Extracted data =
※ ※ ※

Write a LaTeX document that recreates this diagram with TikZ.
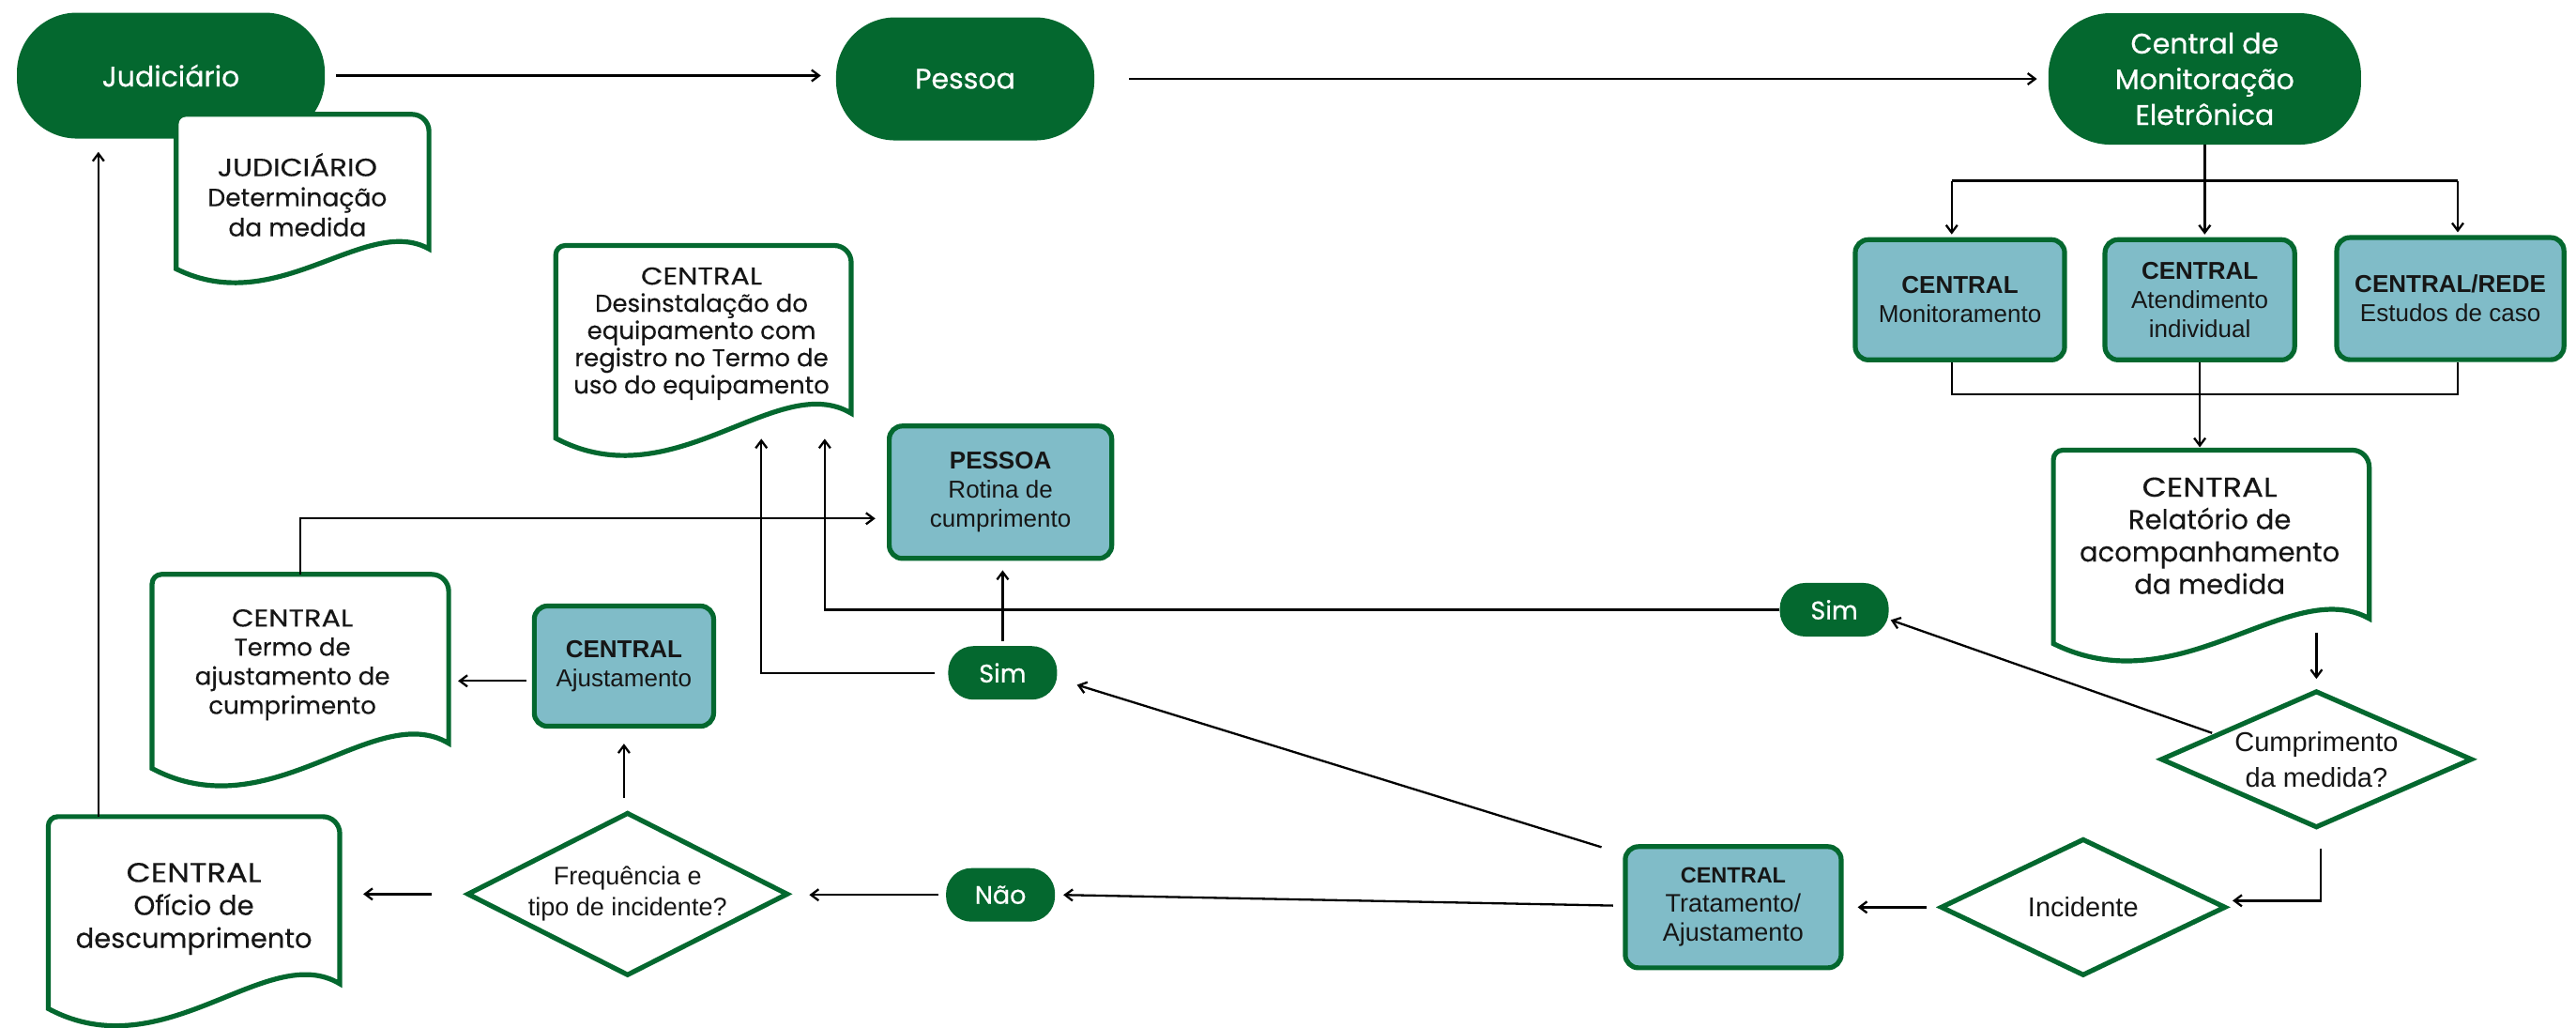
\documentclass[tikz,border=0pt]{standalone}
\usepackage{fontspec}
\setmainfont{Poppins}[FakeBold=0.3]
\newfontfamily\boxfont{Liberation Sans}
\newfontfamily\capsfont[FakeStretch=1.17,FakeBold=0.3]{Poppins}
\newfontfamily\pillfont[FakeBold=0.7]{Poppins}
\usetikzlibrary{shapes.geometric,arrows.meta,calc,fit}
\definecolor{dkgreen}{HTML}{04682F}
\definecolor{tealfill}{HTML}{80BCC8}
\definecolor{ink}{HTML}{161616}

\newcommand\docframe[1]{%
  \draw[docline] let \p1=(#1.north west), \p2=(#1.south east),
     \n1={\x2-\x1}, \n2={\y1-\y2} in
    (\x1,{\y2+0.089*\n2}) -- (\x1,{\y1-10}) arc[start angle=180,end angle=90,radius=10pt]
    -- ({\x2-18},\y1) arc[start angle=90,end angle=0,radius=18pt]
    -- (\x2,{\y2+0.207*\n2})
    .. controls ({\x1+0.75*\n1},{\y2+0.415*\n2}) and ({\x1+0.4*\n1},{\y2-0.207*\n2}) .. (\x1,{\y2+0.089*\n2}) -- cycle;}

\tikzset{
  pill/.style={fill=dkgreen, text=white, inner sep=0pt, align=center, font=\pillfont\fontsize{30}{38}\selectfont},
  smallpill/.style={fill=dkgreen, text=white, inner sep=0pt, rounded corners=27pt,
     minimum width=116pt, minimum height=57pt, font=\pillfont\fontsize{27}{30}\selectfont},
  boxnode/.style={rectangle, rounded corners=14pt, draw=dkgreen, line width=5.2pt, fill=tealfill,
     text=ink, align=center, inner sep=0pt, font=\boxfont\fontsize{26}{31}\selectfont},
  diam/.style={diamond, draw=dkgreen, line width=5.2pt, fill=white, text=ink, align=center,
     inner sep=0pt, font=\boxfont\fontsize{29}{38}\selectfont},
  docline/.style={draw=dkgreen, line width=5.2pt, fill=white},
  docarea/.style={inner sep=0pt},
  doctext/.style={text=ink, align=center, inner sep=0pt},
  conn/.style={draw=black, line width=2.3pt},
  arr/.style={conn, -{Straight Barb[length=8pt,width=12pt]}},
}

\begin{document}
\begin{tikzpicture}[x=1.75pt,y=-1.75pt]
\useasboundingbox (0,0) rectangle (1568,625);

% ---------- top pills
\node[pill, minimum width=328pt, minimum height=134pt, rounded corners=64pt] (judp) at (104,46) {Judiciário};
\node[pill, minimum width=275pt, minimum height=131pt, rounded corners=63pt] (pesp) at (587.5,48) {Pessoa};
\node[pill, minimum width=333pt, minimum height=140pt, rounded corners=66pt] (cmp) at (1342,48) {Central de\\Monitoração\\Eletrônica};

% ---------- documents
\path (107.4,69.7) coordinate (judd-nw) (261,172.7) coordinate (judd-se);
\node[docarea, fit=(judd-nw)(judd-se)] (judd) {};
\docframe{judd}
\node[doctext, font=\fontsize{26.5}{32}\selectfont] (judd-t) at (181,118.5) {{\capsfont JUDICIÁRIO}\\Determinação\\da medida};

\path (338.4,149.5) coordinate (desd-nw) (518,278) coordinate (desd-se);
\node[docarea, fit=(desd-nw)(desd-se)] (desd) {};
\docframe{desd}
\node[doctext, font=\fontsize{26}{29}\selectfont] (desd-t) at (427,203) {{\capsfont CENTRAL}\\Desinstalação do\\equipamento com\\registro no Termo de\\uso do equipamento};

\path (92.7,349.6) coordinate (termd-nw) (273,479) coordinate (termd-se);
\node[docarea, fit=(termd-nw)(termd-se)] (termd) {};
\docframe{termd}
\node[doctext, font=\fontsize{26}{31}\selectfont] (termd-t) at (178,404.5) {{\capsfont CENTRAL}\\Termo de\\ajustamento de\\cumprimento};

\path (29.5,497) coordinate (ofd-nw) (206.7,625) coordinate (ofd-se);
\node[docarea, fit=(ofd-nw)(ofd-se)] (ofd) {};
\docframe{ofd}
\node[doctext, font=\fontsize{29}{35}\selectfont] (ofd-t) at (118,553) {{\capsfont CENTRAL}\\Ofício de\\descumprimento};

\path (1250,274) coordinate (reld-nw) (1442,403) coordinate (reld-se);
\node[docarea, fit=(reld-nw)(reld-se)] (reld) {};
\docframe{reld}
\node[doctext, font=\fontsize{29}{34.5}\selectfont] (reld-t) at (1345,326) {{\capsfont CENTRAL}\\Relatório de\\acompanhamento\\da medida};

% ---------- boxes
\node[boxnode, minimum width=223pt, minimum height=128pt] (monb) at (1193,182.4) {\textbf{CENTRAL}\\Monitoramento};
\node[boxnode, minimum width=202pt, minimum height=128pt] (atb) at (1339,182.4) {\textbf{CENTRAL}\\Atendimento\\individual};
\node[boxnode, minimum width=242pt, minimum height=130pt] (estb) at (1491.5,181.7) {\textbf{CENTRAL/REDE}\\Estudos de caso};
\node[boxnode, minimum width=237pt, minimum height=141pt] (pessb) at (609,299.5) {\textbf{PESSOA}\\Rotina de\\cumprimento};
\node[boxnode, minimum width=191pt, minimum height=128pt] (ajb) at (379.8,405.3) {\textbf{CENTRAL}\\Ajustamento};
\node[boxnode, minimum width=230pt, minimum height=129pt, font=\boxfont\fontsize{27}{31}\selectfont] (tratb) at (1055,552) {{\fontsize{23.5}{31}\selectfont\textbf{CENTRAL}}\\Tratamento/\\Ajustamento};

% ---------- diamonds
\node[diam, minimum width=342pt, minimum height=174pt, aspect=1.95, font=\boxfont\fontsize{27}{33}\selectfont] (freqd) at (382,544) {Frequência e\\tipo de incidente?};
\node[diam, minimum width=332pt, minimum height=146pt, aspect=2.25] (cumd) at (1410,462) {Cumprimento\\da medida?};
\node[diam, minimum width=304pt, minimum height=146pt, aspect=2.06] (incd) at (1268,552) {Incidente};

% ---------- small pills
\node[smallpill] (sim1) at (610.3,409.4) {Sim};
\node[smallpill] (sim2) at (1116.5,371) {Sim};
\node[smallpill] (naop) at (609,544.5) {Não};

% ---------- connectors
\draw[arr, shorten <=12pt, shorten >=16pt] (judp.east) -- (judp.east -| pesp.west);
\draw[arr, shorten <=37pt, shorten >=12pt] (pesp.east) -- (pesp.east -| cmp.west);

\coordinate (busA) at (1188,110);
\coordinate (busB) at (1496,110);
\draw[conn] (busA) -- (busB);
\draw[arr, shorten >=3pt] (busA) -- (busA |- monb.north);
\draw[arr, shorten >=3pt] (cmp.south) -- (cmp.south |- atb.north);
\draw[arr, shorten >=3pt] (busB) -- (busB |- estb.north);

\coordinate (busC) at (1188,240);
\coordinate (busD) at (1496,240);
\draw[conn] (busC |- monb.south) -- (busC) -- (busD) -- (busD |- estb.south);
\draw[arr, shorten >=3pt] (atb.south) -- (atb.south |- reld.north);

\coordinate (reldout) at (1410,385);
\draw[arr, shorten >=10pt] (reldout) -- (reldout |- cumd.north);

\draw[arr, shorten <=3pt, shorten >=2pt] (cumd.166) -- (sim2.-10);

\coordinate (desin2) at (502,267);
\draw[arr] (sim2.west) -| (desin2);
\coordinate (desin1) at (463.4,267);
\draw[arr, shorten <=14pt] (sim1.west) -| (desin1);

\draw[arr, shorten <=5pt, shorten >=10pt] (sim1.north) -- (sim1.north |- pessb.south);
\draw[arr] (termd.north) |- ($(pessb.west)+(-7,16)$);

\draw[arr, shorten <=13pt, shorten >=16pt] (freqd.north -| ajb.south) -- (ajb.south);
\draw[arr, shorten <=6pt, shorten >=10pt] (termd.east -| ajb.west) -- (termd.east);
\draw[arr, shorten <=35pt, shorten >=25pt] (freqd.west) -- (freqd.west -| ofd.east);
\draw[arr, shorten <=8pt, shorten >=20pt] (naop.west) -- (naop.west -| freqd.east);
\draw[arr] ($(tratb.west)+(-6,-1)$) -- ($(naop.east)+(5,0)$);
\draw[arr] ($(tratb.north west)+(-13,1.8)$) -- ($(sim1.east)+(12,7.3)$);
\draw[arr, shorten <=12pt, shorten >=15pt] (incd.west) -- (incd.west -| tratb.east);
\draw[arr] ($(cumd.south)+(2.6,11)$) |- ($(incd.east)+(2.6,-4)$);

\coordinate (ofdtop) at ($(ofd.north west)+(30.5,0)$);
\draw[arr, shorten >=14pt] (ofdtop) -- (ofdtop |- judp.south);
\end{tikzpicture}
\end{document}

※ ※ ※

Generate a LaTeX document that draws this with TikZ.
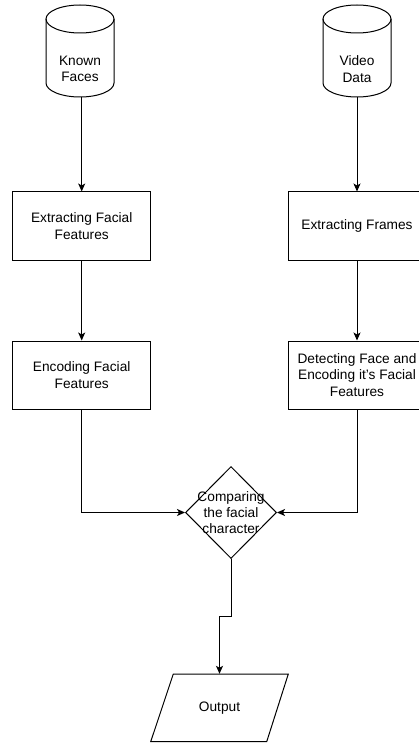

※ ※ ※

Description of the task = Set down the lines running from the one with "Write a LaTeX" through the one with "(0,0) rectangle (1568,625);", both ends kept, exactly and with no pictures.

Expected answer =
Write a LaTeX document that recreates this diagram with TikZ.
\documentclass[tikz,border=0pt]{standalone}
\usepackage{fontspec}
\setmainfont{Poppins}[FakeBold=0.3]
\newfontfamily\boxfont{Liberation Sans}
\newfontfamily\capsfont[FakeStretch=1.17,FakeBold=0.3]{Poppins}
\newfontfamily\pillfont[FakeBold=0.7]{Poppins}
\usetikzlibrary{shapes.geometric,arrows.meta,calc,fit}
\definecolor{dkgreen}{HTML}{04682F}
\definecolor{tealfill}{HTML}{80BCC8}
\definecolor{ink}{HTML}{161616}

\newcommand\docframe[1]{%
  \draw[docline] let \p1=(#1.north west), \p2=(#1.south east),
     \n1={\x2-\x1}, \n2={\y1-\y2} in
    (\x1,{\y2+0.089*\n2}) -- (\x1,{\y1-10}) arc[start angle=180,end angle=90,radius=10pt]
    -- ({\x2-18},\y1) arc[start angle=90,end angle=0,radius=18pt]
    -- (\x2,{\y2+0.207*\n2})
    .. controls ({\x1+0.75*\n1},{\y2+0.415*\n2}) and ({\x1+0.4*\n1},{\y2-0.207*\n2}) .. (\x1,{\y2+0.089*\n2}) -- cycle;}

\tikzset{
  pill/.style={fill=dkgreen, text=white, inner sep=0pt, align=center, font=\pillfont\fontsize{30}{38}\selectfont},
  smallpill/.style={fill=dkgreen, text=white, inner sep=0pt, rounded corners=27pt,
     minimum width=116pt, minimum height=57pt, font=\pillfont\fontsize{27}{30}\selectfont},
  boxnode/.style={rectangle, rounded corners=14pt, draw=dkgreen, line width=5.2pt, fill=tealfill,
     text=ink, align=center, inner sep=0pt, font=\boxfont\fontsize{26}{31}\selectfont},
  diam/.style={diamond, draw=dkgreen, line width=5.2pt, fill=white, text=ink, align=center,
     inner sep=0pt, font=\boxfont\fontsize{29}{38}\selectfont},
  docline/.style={draw=dkgreen, line width=5.2pt, fill=white},
  docarea/.style={inner sep=0pt},
  doctext/.style={text=ink, align=center, inner sep=0pt},
  conn/.style={draw=black, line width=2.3pt},
  arr/.style={conn, -{Straight Barb[length=8pt,width=12pt]}},
}

\begin{document}
\begin{tikzpicture}[x=1.75pt,y=-1.75pt]
\useasboundingbox (0,0) rectangle (1568,625);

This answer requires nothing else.